§ **Supplied records**
┄┄┄┄┄┄

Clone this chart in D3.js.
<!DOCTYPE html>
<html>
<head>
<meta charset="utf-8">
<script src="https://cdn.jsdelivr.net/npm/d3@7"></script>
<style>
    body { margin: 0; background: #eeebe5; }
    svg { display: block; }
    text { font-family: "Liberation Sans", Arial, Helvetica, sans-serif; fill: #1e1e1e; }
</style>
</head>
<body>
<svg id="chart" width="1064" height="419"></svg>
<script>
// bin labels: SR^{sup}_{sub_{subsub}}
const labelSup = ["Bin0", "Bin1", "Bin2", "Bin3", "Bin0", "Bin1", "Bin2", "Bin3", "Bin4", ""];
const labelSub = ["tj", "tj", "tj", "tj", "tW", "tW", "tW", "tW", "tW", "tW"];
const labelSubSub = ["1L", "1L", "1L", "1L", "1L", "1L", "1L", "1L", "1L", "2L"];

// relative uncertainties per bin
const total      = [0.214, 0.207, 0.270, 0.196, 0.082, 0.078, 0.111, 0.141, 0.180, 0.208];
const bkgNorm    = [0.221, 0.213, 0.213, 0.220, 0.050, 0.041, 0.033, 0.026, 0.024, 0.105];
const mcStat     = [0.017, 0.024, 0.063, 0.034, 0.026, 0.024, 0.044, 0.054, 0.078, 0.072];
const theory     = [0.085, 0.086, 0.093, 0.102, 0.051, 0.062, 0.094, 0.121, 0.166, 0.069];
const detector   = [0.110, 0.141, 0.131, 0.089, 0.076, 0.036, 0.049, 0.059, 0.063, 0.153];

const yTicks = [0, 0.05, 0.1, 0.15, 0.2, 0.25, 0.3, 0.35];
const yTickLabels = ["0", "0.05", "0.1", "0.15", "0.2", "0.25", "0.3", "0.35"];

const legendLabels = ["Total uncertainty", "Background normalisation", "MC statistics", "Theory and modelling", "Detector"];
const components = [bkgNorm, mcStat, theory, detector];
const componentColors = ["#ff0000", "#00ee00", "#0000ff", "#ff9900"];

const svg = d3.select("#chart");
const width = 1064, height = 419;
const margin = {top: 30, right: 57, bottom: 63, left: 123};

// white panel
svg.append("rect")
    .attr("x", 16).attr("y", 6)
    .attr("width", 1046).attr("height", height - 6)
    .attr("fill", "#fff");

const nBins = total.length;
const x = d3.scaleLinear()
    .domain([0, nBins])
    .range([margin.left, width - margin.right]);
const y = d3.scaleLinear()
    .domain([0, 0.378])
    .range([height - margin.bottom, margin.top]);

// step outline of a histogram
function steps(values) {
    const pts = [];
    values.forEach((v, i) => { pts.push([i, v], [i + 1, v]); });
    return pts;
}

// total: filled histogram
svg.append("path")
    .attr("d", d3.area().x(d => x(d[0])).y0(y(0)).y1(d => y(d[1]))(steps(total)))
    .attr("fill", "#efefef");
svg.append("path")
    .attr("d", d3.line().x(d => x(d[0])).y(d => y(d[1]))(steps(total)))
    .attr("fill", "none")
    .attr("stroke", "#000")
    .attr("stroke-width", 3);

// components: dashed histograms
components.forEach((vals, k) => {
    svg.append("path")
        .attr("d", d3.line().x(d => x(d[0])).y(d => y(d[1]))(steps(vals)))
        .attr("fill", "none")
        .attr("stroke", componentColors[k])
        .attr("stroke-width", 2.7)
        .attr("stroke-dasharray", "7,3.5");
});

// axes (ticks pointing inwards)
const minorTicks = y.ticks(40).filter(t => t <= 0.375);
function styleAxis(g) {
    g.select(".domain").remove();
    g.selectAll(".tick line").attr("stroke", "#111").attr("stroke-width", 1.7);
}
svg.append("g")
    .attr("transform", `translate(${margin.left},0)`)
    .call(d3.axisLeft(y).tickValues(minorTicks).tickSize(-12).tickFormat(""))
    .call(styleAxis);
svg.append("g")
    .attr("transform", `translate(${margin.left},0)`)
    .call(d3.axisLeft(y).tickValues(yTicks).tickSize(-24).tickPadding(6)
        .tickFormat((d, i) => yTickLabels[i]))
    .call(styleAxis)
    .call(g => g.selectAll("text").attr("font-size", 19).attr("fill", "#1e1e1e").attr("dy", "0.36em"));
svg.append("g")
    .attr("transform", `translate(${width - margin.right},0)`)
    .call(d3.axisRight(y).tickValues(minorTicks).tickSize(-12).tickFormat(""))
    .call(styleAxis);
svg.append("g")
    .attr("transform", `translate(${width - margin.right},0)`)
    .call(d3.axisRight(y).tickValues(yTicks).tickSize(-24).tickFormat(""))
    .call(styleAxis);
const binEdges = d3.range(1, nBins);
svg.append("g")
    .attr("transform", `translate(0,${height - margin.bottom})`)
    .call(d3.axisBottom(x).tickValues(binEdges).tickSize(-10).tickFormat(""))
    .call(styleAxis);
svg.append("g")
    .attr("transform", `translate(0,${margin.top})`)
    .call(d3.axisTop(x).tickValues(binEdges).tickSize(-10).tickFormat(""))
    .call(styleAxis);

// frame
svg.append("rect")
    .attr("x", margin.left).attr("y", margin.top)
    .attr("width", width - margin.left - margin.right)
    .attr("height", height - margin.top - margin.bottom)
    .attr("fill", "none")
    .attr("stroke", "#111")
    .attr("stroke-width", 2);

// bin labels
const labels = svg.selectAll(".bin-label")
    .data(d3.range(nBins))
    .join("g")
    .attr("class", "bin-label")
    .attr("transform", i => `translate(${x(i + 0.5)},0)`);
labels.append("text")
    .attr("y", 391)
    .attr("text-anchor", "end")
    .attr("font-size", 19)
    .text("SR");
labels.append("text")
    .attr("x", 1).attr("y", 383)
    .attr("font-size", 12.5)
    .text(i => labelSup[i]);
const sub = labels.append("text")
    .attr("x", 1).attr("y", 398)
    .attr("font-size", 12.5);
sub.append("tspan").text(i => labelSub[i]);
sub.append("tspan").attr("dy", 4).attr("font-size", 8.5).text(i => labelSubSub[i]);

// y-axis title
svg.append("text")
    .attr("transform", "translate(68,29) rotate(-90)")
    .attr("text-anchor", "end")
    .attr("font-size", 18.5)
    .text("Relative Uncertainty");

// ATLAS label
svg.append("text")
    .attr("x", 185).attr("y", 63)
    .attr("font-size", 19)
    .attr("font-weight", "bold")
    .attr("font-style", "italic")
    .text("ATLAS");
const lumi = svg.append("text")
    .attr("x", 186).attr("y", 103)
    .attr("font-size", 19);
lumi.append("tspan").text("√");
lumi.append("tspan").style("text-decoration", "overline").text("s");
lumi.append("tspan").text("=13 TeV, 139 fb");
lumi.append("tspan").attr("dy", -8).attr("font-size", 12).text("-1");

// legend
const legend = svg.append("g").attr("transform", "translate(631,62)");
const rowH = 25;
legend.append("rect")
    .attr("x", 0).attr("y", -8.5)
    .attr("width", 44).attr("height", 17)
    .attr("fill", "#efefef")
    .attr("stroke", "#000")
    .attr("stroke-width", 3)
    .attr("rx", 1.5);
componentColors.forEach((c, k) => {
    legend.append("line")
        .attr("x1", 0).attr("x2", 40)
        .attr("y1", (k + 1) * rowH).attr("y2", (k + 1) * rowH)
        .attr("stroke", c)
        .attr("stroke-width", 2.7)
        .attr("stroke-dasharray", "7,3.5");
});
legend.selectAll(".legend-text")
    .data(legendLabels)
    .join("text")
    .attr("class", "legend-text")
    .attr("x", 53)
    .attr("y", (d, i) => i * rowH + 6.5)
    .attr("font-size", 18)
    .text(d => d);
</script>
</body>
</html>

┄┄┄┄┄┄

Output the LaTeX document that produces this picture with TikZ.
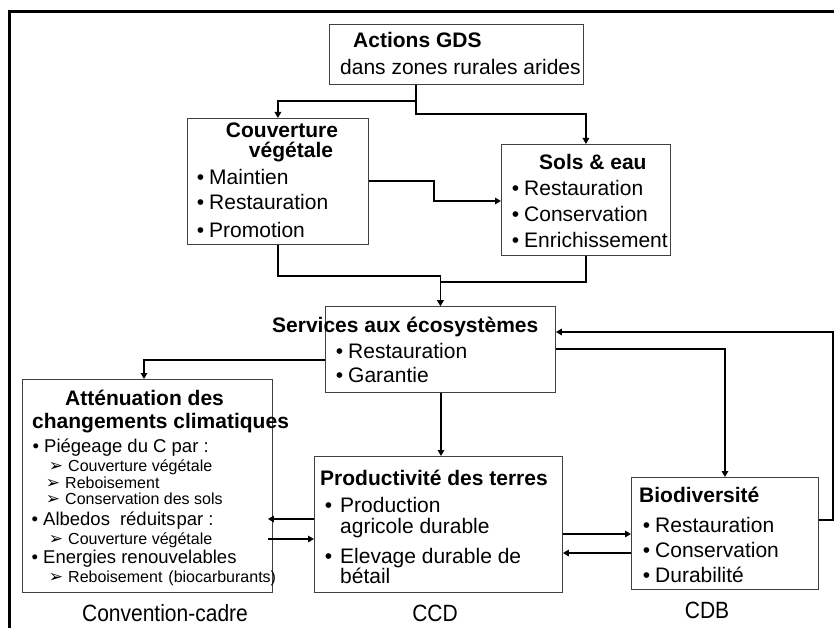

┄┄┄┄┄┄

Return each full line of the entries that contains the word "this".

Clone this chart in D3.js.
Output the LaTeX document that produces this picture with TikZ.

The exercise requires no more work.